Understanding the taxable event and the concept of supply is fundamental for businesses to determine their GST obligations accurately. It helps businesses identify when GST liability arises, how it is calculated, and the associated compliance requirements. The unified approach to the taxable event for both goods and services under GST contributes to the simplicity and coherence of the indirect tax system in India.
- Supply under GST:
The term “supply” is defined under Section 7 of the Central Goods and Services Tax (CGST) Act, 2017. According to this section, supply includes all forms of supply of goods or services or both, such as sale, transfer, barter, exchange, license, rental, lease, or disposal made or agreed to be made for a consideration during the course of business. It also includes importation of services, even if made without consideration.
Components of Supply:
- The transfer of ownership of movable property is considered a supply of goods.

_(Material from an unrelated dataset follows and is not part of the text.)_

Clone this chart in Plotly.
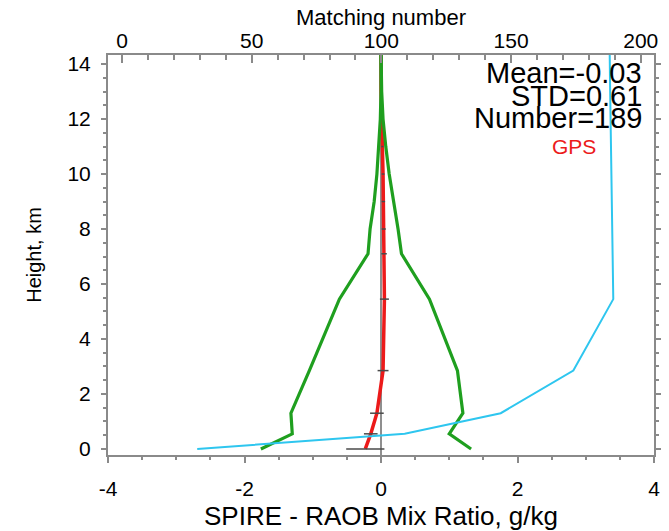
import plotly.graph_objects as go

# ---- data ----
height_km = [0, 0.55, 1.3, 2.85, 5.45, 7.1, 8, 9, 10, 11, 12, 13, 14.5]
mean_diff = [-0.23, -0.15, -0.06, 0.03, 0.05, 0.045, 0.04, 0.035, 0.03, 0.02, 0.01, 0.0, 0.0]
std_low = [-1.76, -1.30, -1.32, -1.05, -0.61, -0.19, -0.16, -0.10, -0.06, -0.03, -0.01, 0.0, 0.0]
std_high = [1.32, 1.00, 1.20, 1.12, 0.71, 0.30, 0.25, 0.18, 0.12, 0.07, 0.03, 0.01, 0.0]
std_err = [0.28, 0.10, 0.10, 0.08, 0.066, 0.04, 0.03, 0.025, 0.02, 0.015, 0.01, 0.005, 0.005]
match_num = [29, 109, 146, 174, 189.4, 189.2, 189.0, 188.9, 188.7, 188.5, 188.4, 188.2, 188.0]

x_tick_vals = [-4, -2, 0, 2, 4]
x_tick_text = ["-4", "-2", "0", "2", "4"]
top_tick_vals = [0, 50, 100, 150, 200]
y_tick_vals = [0, 2, 4, 6, 8, 10, 12, 14]

stat_lines = ["Mean=-0.03", "STD=0.61", "Number=189"]
source_label = "GPS"

FONT = "Liberation Sans, Arial, sans-serif"
AX = "#8a8a8a"
GREEN = "#1f9f1f"
RED = "#ec1a1a"
CYAN = "#2ec6ef"

fig = go.Figure()

fig.add_trace(go.Scatter(x=mean_diff, y=height_km, mode="lines",
                         line=dict(color=RED, width=3.5), showlegend=False))
fig.add_trace(go.Scatter(x=mean_diff, y=height_km, mode="markers",
                         marker=dict(size=1, opacity=0),
                         error_x=dict(type="data", array=std_err, color="#4a4a4a",
                                      thickness=1.5, width=0),
                         showlegend=False))
fig.add_trace(go.Scatter(x=std_low, y=height_km, mode="lines",
                         line=dict(color=GREEN, width=3.2), showlegend=False))
fig.add_trace(go.Scatter(x=std_high, y=height_km, mode="lines",
                         line=dict(color=GREEN, width=3.2), showlegend=False))
fig.add_trace(go.Scatter(x=match_num, y=height_km, mode="lines", xaxis="x2",
                         line=dict(color=CYAN, width=2), showlegend=False))

tickfont = dict(family=FONT, size=21, color="black")

fig.update_layout(
    width=669, height=531, autosize=False,
    margin=dict(l=108, r=15, t=55, b=76),
    paper_bgcolor="white", plot_bgcolor="white",
    font=dict(family=FONT, color="black"),
    xaxis=dict(
        automargin=False,
        range=[-4, 4], tickvals=x_tick_vals, ticktext=x_tick_text,
        ticks="outside", ticklen=6, tickwidth=1.5, tickcolor=AX,
        minor=dict(dtick=0.5, tick0=-4, ticks="outside", ticklen=3, tickwidth=1.5, tickcolor=AX),
        showline=True, linecolor=AX, linewidth=2, mirror=False,
        showgrid=False, zeroline=True, zerolinecolor="#8f8f8f", zerolinewidth=1.5,
        tickfont=tickfont, ticklabelstandoff=8,
        title=dict(text="SPIRE - RAOB Mix Ratio, g/kg",
                   font=dict(family=FONT, size=26, color="black"), standoff=8),
    ),
    xaxis2=dict(
        automargin=False,
        overlaying="x", side="top", anchor="y",
        range=[-5.4, 205.1], tickvals=top_tick_vals,
        ticks="inside", ticklen=8, tickwidth=1.5, tickcolor=AX,
        minor=dict(dtick=10, tick0=0, ticks="inside", ticklen=5, tickwidth=1.5, tickcolor=AX),
        showline=True, linecolor=AX, linewidth=2,
        showgrid=False, zeroline=False,
        tickfont=tickfont, ticklabelstandoff=-3,
    ),
    yaxis=dict(
        automargin=False,
        range=[-0.22, 14.33], tickvals=y_tick_vals,
        ticks="outside", ticklen=5, tickwidth=1.5, tickcolor=AX,
        minor=dict(dtick=0.5, tick0=0, ticks="outside", ticklen=3, tickwidth=1.5, tickcolor=AX),
        showline=True, linecolor=AX, linewidth=2, mirror="ticks",
        showgrid=False, zeroline=False,
        tickfont=tickfont, ticklabelstandoff=6,
        title=dict(text="Height, km",
                   font=dict(family=FONT, size=20, color="black"), standoff=20),
    ),
)

# title of the top (matching number) axis
fig.add_annotation(text="Matching number", xref="paper", yref="paper",
                   x=0.5, y=1.093, xanchor="center", yanchor="middle", showarrow=False,
                   font=dict(family=FONT, size=22, color="black"))

stat_y = [0.955, 0.8975, 0.8425]
for txt, yy in zip(stat_lines, stat_y):
    fig.add_annotation(text=txt, xref="paper", yref="paper", x=0.981, y=yy,
                       xanchor="right", yanchor="middle", showarrow=False,
                       font=dict(family=FONT, size=29, color="black"))
fig.add_annotation(text=source_label, xref="paper", yref="paper", x=0.853, y=0.7725,
                   xanchor="center", yanchor="middle", showarrow=False,
                   font=dict(family=FONT, size=21, color=RED))

# remove the default 8px page margin so the figure fills the window exactly
fig.write_html("out.html", config={"displayModeBar": False},
               post_script="document.body.style.margin='0px';")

- It includes all forms of tangible property, whether movable or immovable.
- Any activity performed for a consideration is considered a supply of services.
- Services include anything other than goods, money, and securities.
- Barter and Exchange:
The exchange or barter of goods or services for other goods or services falls under the definition of supply.
- Importation of Services:
Obtaining services from a supplier located outside India for a consideration is considered a supply, even if made without consideration.
The taxable event under GST is the supply of goods or services or both. It is important to note that under the previous indirect tax regime in India, the taxable events were different for goods and services. For goods, it was the sale of goods, and for services, it was the provision of services. However, GST brings about a unified taxable event for both goods and services.
When Does Tax Liability Arise?
The liability to pay GST arises at the time of supply. The time of supply is determined based on various factors, including the issuance of an invoice, receipt of payment, or the completion of the supply, whichever is earlier. The time of supply rules are specified under the GST law to ensure clarity on when the tax liability becomes due.
Exclusions and Exceptions:
While the definition of supply is broad, there are certain exclusions and exceptions. Some transactions may not be considered as supply, and consequently, may not attract GST. These include:
Activities Not in the Course of Business:
Activities undertaken by a person as a private individual and not as a business entity may not be considered as supply.
Gifts without Consideration:
Gifts made without consideration, up to a certain value and in the course of business, are excluded from the definition of supply.
Services by an Employee to the Employer:
Services provided by an employee to the employer in the course of or in relation to employment are not considered as supply.
Personal Use or Consumption:
Activities undertaken for personal use or consumption are generally not treated as supply.